# Inkbird WIFI Sous Vide review



## Andyroo

Hi Everyone,

Here is my initial unboxing and trial run of the new Inkbird Wifi Sous Vide. I order the sous vide when Inkbird had the 30% off for friends deal from Amazon. The unit was delivered pretty quickly about 1 week and was packaged very securely.

Initial thoughts on the unit: the unit it self appears to be very well built, stainless steel, sturdy plastic, quite heavy and generally feels like it would be dependable. There are no real instruction with the unit, a small pamphlet with a quick start guide, also would be nice if it came with a sock/bag or something to store the unit.

Setup: it was quite easy to setup the unit, just download the app as per instructions, register and sync the sous vide unit to your phone. I did find 1 problem with the setup of the app, on the lower left corner of the app when you get the sous vide unit sync'd, the first icon is where you change your preferences for Fahrenheit or Celsius and fine tune the temperature output. The labels are in Chinese they are pretty easy to figure out but just in case anyone is wondering what they saying, nice to have a wife that can read Chinese.

First test: my first run with the unit was just to make sure that it was working properly. I put the unit into a plastic container with 3 gallons of water, and set the temp to 150 degrees for 2 hours, the starting water temp was 65 degrees. It took 33 minutes for the water to reach 150 degrees, not sure if it would be quicker with a insulated container for the water, the container was quite hot to the touch and I think with out the considerable radiant heat lose it might heat up quicker. I did check the temperature of the water through out the 2 hours with my Inkbird IBT-4XS thermometer (of course) and the sous vide temp was spot on with the external thermometer.

So far without actually cooking anything with it, I am very happy with the unit. I plan to cook some pork chops this weekend and will let you know how it goes.


----------



## dr k

I ordered mine 5.18.19.  It hasn't shipped yet.  It's suppose to be here 6.3.19.  Maintenance instructions would be nice.


----------



## dr k

It came yesterday and paired fine but make sure you have 2.4Ghz router or just use the controls on the sous vide itself.  The app shows "stop" for the status until it preheats to the set temp then it changes to "working" and the timer starts to countdown.  I didn't see the word "preparing" like in the pamphlet.  I unplugged it and didn't get a loss of power alarm on the app or a loss of device connectivity alarm.  The timer stopped counting  but it supposedly has low water alarm, a finished alarm when time runs out, and an alarm if the sensor fails but is it suppose to tell you about power failure or if it can't because of the lack of power?  I'll probably just set at 99 hours and when the preheat beep sounds then start my phones timer at 99 hours.  If they're the same throughout the Sous Vide then no loss of power for those 30+ hour cooks.  I can't find youtube help or Inkbird's site info on this new product to find out all the alarms available.  I registered by phone number so the phones notifications are on for this app as well as the app, if that matters.  Temps and operation seems perfect but more details on alarms would be nice.  I'll copy and paste this in the meat thermometer forum as well since that's where Inkbird advertised this unit.


----------



## Andyroo

Hi Everyone, 

Finally got a chance to get back on here and let you all know how the Inkbird SV has been going. In a word "great". I have had zero problems with the unit so far. I have had the unit now for just about a month and have had a chance to use it many times. I have done various meals at various temps with it like strip loin steaks, pork chops and a 10 hour pork loin for Father's Day that everyone said was the best they have ever had. Everything that I have made has come out perfect and with little or now effort. I was curious to see how a longer cook would work out but it was just fine no issues at all, the temp remained perfect with no fluctuations. 
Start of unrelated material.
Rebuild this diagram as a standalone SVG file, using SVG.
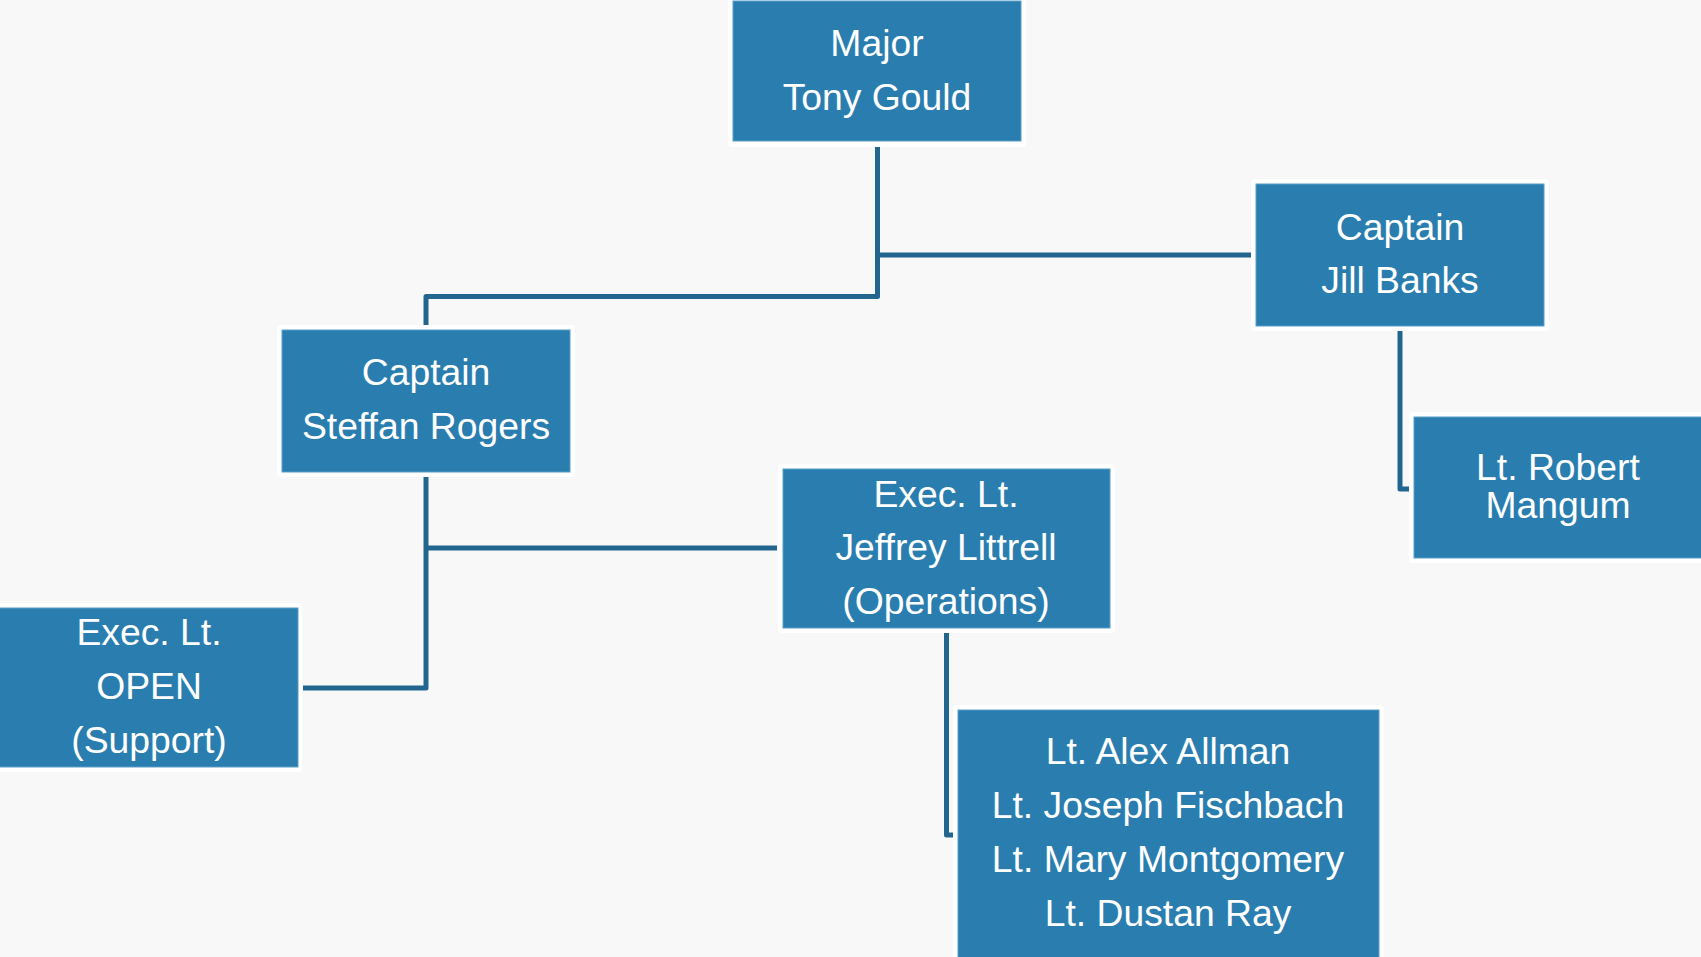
<svg xmlns="http://www.w3.org/2000/svg" width="1701" height="957" viewBox="0 0 1701 957">
<style>
.bg{fill:#f8f8f8}
.halo{fill:#ffffff}
.box{fill:#297eaf;stroke:#5b9fc9;stroke-width:1}
.lbl{font-family:"Liberation Sans",Arial,sans-serif;font-size:37.3px;fill:#ffffff;text-anchor:middle}
.conn{fill:none;stroke:#22668f;stroke-width:5;stroke-linejoin:round;stroke-linecap:butt}
</style>
<rect class="bg" x="0" y="0" width="1701" height="957"/>
<g id="connectors">
<path class="conn" d="M877.5 147 V296.5 H426 V326"/>
<path class="conn" d="M877.5 255 H1251"/>
<path class="conn" d="M426 476 V688 H303"/>
<path class="conn" d="M426 548 H777"/>
<path class="conn" d="M946.5 633 V835 H953"/>
<path class="conn" d="M1400 331 V489 H1409"/>
</g>
<g id="major">
<rect class="halo" x="728" y="-4" width="298" height="151" rx="4"/>
<rect class="box" x="733" y="1" width="288" height="140"/>
<text class="lbl" x="877" y="56">Major</text>
<text class="lbl" x="877" y="110">Tony Gould</text>
</g>
<g id="jill">
<rect class="halo" x="1251" y="179" width="298" height="152" rx="4"/>
<rect class="box" x="1256" y="184" width="288" height="142"/>
<text class="lbl" x="1400" y="240">Captain</text>
<text class="lbl" x="1400" y="293">Jill Banks</text>
</g>
<g id="steffan">
<rect class="halo" x="277" y="325" width="298" height="152" rx="4"/>
<rect class="box" x="282" y="330" width="288" height="142"/>
<text class="lbl" x="426" y="385">Captain</text>
<text class="lbl" x="426" y="439">Steffan Rogers</text>
</g>
<g id="robert">
<rect class="halo" x="1409" y="412" width="298" height="151" rx="4"/>
<rect class="box" x="1414" y="417" width="288" height="141"/>
<text class="lbl" x="1558" y="480">Lt. Robert</text>
<text class="lbl" x="1558" y="518">Mangum</text>
</g>
<g id="jeffrey">
<rect class="halo" x="778" y="464" width="337" height="169" rx="4"/>
<rect class="box" x="783" y="469" width="327" height="159"/>
<text class="lbl" x="946" y="507">Exec. Lt.</text>
<text class="lbl" x="946" y="560">Jeffrey Littrell</text>
<text class="lbl" x="946" y="614">(Operations)</text>
</g>
<g id="exec-open">
<rect class="halo" x="-5" y="603" width="307" height="169" rx="4"/>
<rect class="box" x="-1" y="608" width="299" height="159"/>
<text class="lbl" x="149" y="645">Exec. Lt.</text>
<text class="lbl" x="149" y="699">OPEN</text>
<text class="lbl" x="149" y="753">(Support)</text>
</g>
<g id="lieutenants">
<rect class="halo" x="953" y="705" width="431" height="270" rx="4"/>
<rect class="box" x="958" y="710" width="421" height="260"/>
<text class="lbl" x="1168" y="764">Lt. Alex Allman</text>
<text class="lbl" x="1168" y="818">Lt. Joseph Fischbach</text>
<text class="lbl" x="1168" y="872">Lt. Mary Montgomery</text>
<text class="lbl" x="1168" y="926">Lt. Dustan Ray</text>
</g>
</svg>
I have gotten into the habit of taking the unit apart, and wiping everything down after each use before storing, only takes a few minutes. I find it very easy to break down and reassemble, just a few twists in the proper directions and done. A word of caution when taking apart the unit, once you expose the impeller unit becareful not to bend it. The impeller shaft looks like it could be very easily bent once exposed from it's protective cover.

Next time I will try remember to take pictures of the food that comes out.


----------



## dr k

Andyroo said:


> Hi Everyone,
> 
> Finally got a chance to get back on here and let you all know how the Inkbird SV has been going. In a word "great". I have had zero problems with the unit so far. I have had the unit now for just about a month and have had a chance to use it many times. I have done various meals at various temps with it like strip loin steaks, pork chops and a 10 hour pork loin for Father's Day that everyone said was the best they have ever had. Everything that I have made has come out perfect and with little or now effort. I was curious to see how a longer cook would work out but it was just fine no issues at all, the temp remained perfect with no fluctuations.
> 
> I have gotten into the habit of taking the unit apart, and wiping everything down after each use before storing, only takes a few minutes. I find it very easy to break down and reassemble, just a few twists in the proper directions and done. A word of caution when taking apart the unit, once you expose the impeller unit becareful not to bend it. The impeller shaft looks like it could be very easily bent once exposed from it's protective cover.
> 
> Next time I will try remember to take pictures of the food that comes out.


I have a large qt glass mug and run it in it 10 min with equal parts white vinegar and water just over the cacification line on the outside and it's spotless. Inkbird mentioned toothpaste if you have stuborn spots. The manual is vague so I PMed Inkbird.


----------



## pushok2018

I am on my way to buy this SV device. 1000 watt is definitely is upgrade to my existing Anova 850 watt. After reading reviews on Amazon I found that Inkbird device has a fixed, non-removable clip on it. Unfortunately, this clip will prevent you (me) set this device using any container with a hole in the top of container (cooler or any other). Any thoughts?


----------



## Andyroo

Hi "pushok", this is the container that I use with my sous vide. I bought mine at a restaurant supply store, if I remember correctly I think I paid $25 for the container with lid. I just cut a whole in the top for the sous vide. It works great and reduces the amount of water loss through evaporation to next to nothing. They come in different shapes and sizes I think I will be getting a larger longer one for larger pieces of meat next.


----------



## pushok2018

Andyroo said:


> They come in different shapes and sizes I think I will be getting a larger longer one for larger pieces of meat next


Thanks, Andyroo. Yes, I have/use four dedicated containers for SV - two of them look like yours, bought them on Amazon (did not have to cut a hole) and two - just coolers. I had to cut a hole in the top for both of them. They all are different sizes - for different cooking projects.
Looks like this SV device works just fine in spite has a fixed clip on it. Does it go deep enough into container, without having filling it with water up to very upper age? Thanks again!


----------



## Andyroo

Yes for the container that I have, I fill it to about the 10 quart line and that is plenty of water and still not to the max line on the sous vide.


----------



## pushok2018

Great! Thank you for  your help, Andyroo.


----------



## forktender

I have no desire to pair a kitchen utensil to my wifi....lol
And I wish the user instructions were written out a little better. There aren't really any useful YouTube videos out there either. So far I'm not a SV convert, maybe once I figure the damn thing out a little better I will change my mind, but as of now meh, not overly impressed. The Inkbird unit itself looks to be built well but as of now I'm not sure how much I will use the thing.


----------